Scan the material below for lines with the word "matplotlib" and report how many there are, with nothing added.

(INFORMATION SHOWN):
——————
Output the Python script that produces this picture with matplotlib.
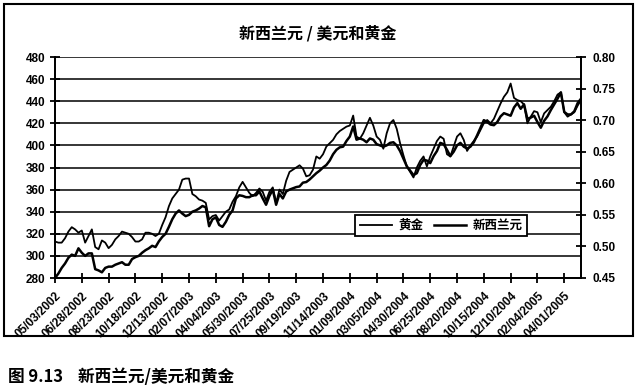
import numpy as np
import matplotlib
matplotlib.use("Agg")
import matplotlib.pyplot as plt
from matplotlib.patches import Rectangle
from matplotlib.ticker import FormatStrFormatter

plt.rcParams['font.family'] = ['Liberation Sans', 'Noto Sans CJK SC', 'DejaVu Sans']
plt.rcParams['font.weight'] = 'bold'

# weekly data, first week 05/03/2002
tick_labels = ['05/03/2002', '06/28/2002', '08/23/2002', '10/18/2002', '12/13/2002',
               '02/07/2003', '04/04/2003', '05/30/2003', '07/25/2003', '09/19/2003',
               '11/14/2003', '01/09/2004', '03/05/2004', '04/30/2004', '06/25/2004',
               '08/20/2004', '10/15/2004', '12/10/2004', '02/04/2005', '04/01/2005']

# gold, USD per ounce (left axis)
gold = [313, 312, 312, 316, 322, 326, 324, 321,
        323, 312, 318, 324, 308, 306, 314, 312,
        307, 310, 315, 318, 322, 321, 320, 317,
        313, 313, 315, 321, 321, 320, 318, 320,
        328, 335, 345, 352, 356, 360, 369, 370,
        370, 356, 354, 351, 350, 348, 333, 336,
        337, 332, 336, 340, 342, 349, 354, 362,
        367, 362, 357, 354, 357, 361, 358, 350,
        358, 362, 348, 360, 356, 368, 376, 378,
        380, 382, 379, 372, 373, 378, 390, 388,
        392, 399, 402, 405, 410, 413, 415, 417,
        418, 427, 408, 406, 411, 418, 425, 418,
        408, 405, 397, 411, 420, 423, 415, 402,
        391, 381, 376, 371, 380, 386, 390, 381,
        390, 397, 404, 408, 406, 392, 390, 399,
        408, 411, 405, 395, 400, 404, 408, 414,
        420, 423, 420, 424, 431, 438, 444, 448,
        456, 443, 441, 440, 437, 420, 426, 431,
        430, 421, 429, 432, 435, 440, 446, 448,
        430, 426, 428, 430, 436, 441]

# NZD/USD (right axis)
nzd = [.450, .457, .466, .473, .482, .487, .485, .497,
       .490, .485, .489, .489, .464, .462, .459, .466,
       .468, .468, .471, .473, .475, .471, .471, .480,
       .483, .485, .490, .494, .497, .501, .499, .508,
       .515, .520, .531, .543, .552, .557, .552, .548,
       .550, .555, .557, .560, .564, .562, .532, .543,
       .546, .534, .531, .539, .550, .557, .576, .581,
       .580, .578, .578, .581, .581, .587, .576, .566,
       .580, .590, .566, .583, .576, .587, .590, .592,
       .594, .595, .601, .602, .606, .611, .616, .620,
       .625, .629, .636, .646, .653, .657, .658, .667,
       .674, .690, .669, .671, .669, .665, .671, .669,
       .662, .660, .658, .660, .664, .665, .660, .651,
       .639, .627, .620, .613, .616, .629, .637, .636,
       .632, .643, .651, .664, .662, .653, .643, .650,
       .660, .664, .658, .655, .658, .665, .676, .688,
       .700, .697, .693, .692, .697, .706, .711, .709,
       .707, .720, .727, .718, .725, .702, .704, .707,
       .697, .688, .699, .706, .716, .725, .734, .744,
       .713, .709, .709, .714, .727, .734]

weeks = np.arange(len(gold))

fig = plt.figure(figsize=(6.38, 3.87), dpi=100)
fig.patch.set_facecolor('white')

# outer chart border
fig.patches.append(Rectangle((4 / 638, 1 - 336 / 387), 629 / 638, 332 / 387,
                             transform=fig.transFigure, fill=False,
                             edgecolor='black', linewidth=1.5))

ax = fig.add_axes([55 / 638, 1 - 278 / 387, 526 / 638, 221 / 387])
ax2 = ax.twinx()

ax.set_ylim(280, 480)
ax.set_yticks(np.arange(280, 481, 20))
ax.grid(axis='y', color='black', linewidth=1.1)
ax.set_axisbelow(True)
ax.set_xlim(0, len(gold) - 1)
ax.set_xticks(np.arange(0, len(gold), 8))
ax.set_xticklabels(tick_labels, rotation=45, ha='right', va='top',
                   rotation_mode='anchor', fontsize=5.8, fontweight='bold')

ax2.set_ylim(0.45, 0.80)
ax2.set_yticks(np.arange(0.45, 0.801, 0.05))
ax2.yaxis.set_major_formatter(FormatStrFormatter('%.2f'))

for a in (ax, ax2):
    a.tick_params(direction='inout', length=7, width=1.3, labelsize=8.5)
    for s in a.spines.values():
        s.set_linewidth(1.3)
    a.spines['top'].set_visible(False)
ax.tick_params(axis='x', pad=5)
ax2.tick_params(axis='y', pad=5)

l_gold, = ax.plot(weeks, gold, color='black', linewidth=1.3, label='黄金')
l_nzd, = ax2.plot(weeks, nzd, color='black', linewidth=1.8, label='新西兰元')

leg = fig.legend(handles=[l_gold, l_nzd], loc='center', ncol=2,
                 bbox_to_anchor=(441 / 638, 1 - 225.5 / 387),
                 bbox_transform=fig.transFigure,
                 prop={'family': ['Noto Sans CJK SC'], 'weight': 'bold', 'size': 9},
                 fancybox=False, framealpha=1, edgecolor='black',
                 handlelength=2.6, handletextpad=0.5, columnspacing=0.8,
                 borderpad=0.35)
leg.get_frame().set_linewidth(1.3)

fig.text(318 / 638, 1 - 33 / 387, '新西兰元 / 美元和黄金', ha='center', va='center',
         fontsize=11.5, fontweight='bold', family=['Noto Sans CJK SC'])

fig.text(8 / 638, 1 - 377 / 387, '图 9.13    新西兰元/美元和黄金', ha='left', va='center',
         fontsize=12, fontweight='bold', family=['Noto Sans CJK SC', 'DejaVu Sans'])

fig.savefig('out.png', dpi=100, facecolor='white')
——————
(REPLY TO THE EXERCISE): 6